Imp. Nouvelle (assoc. ouvrière), 11, rue Cadet. (p. 79-82).

XIV

De la rue aux planches, et vice-versa.

Il s’agissait de faire dans le monde une rentrée propre et écrasante.

Pour cela il fallait remonter la garde-robe et ramasser quelques bijoux.

Peu importe que les billets de banque soient gras, et de quelles mains sales ils sortent.

Elle reprit du cœur à l’ouvrage, et c’est à peine si elle trouvait quatre ou cinq heures par semaine à accorder à son marchand de beurre, tant elle était occupée.

Entre deux opérations, elle courait chez un directeur, parce que les planches reposent un peu de la rue.

Elle fréquentait les bureaux d’omnibus, elle faisait le Louvre, la Madeleine, et elle avait son numéro d’ordre et son tarif dans certaines hospitalières maisons, tenues par des dames mûres et fort respectables ; elle y séjournait dans les prix doux.

C’était vraiment une vaillante ; elle prenait sur ses heures de sommeil et de table, pour gagner de l’argent.

L’ouvrage ne manquait pas ; une femme remuante en trouve toujours aux détours des rues et le long des boulevards, sauf quand il fait trop froid ou quand il pleut trop fort.

Au théâtre, les jours de mauvais temps sont précisément les meilleurs.

Enfin, elle trouva un engagement dans un théâtre qui n’était qu’une boîte à faillites.

Marie se montra coulante sur la question des émoluments ; l’important était de ne pas se faire oublier, et d’avoir son nom au bas d’une affiche.

Les colonnes Morris doublent la valeur d’une femme.

Quelle pitoyable grue c’était.

Et encombrante ; paralysant par méchanceté ses camarades en scène, les blessant au foyer et les débinant dehors.

Aux répétitions, elle ne savait quoi inventer pour nuire aux artistes qui jouaient avec elle ; il ne devait y avoir d’effets que pour elle ; lorsque pendant une scène elle sentait qu’un mot devait porter, ou qu’un comédien pouvait être applaudi, elle s’irritait et exigeait un changement.

— « Ça me gêne, criait-elle, ça me gêne, je ne veux pas de ça. »

Chaque fois que dans un théâtre on avait eu la faiblesse de lui laisser prendre un doigt d’autorité, elle opposait son veto à tout ce qui ne lui plaisait pas, et quand elle avait lâché son : « Ça me gêne », il fallait s’incliner sous peine de voir sauter la toiture.

Je ne me donnerai pas la tâche d’analyser la comédienne : c’était la négation absolue de l’art, et c’en était aussi la honte.

Elle disait faux, la physionomie était plate et ridicule, son regard distrait ; quant à sa démarche, elle rappelait son aventure du comte aux 3,000 francs, ce qui ferait supposer que le comte ne fut pas le seul à passer par là.

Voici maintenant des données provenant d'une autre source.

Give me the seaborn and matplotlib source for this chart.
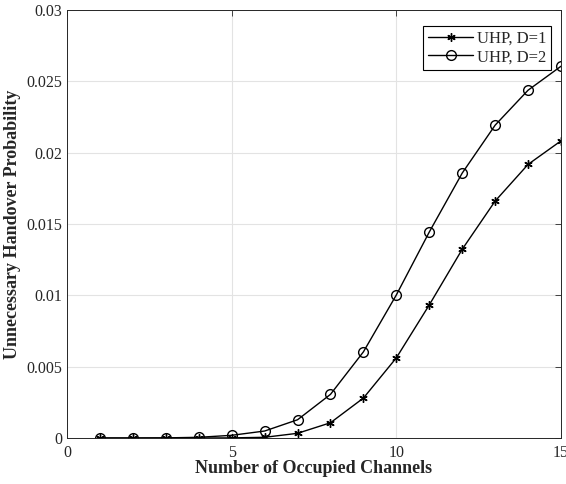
import numpy as np
import pandas as pd
import matplotlib
matplotlib.use("Agg")
import matplotlib.pyplot as plt
import seaborn as sns
from matplotlib.ticker import FuncFormatter

channels = [1, 2, 3, 4, 5, 6, 7, 8, 9, 10, 11, 12, 13, 14, 15]
uhp_d1 = [0.0, 0.0, 0.0, 0.0, 0.00001, 0.00005, 0.00033, 0.00107, 0.0028, 0.00562,
          0.00933, 0.01323, 0.01661, 0.01918, 0.02083]
uhp_d2 = [0.0, 0.0, 0.00001, 0.00005, 0.00019, 0.00049, 0.00128, 0.00306, 0.00604, 0.01003,
          0.01444, 0.01857, 0.02193, 0.02438, 0.02606]
labels = ["UHP, D=1", "UHP, D=2"]

df = pd.DataFrame({
    "x": channels * 2,
    "y": uhp_d1 + uhp_d2,
    "series": [labels[0]] * len(channels) + [labels[1]] * len(channels),
})

sns.set_style("white")
plt.rcParams['font.family'] = ['Liberation Serif', 'DejaVu Serif']
plt.rcParams['xtick.direction'] = 'in'
plt.rcParams['ytick.direction'] = 'in'

fig = plt.figure(figsize=(5.66, 4.84), dpi=100)
ax = fig.add_axes([0.1184, 0.095, 0.8728, 0.8843])

markers = {labels[0]: (6, 2, 0), labels[1]: 'o'}
for lab in labels:
    sub = df[df["series"] == lab]
    sns.lineplot(data=sub, x="x", y="y", ax=ax, color='black', linewidth=1.0,
                 marker=markers[lab], markersize=7 if lab == labels[1] else 6,
                 markerfacecolor='none', markeredgecolor='black', markeredgewidth=1.0,
                 label=lab)

ax.set_xlim(0, 15)
ax.set_ylim(0, 0.03)
ax.set_xticks([0, 5, 10, 15])
ax.set_yticks([0, 0.005, 0.01, 0.015, 0.02, 0.025, 0.03])
ax.yaxis.set_major_formatter(FuncFormatter(lambda v, p: '%g' % round(v, 4)))
ax.grid(True, color='#e3e3e3', linewidth=0.8)
ax.tick_params(labelsize=11.5, length=4, top=True, right=True, width=0.6)
ax.tick_params(axis='x', pad=5)
for s in ax.spines.values():
    s.set_color('#262626')
    s.set_linewidth(0.7)

ax.set_xlabel("Number of Occupied Channels", fontsize=13, fontweight='bold', labelpad=-1)
ax.set_ylabel("Unnecessary Handover Probability", fontsize=13, fontweight='bold', labelpad=4)

leg = ax.legend(loc='upper right', bbox_to_anchor=(0.99, 0.975), fontsize=12,
                fancybox=False, edgecolor='black', framealpha=1, borderpad=0.3,
                handlelength=2.7, handletextpad=0.2, labelspacing=0.15, borderaxespad=0.3)
leg.get_frame().set_linewidth(0.8)

fig.savefig("out.png", dpi=100)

La chasse à l’homme était au fond ce qui la nourrissait le plus régulièrement ; elle prenait le gibier, sans permis, avec une audace de vieux braconnier, au nez de la gendarmerie, flairant de loin l’étranger de passage, enfin se contentant de recueillir quelque bon pochard égaré plutôt que de rentrer bredouille. Aux boulevards extérieurs, cela s’appelle l’amour au poivrier.

La concierge voulait lui faire donner congé, parce qu’elle faisait de la maison un asile de nuit.

Au théâtre, elle continuait à compromettre les pièces dans lesquelles on avait la faiblesse de lui confier un rôle un peu marquant. On se souviendra toujours des deux vestes formidables qu’elle fit remporter à des auteurs par sa façon grotesque de se démener dans les scènes dramatiques.

Elle fut un instant si ridicule cabotine que cela fît du tort à son commerce de galanterie.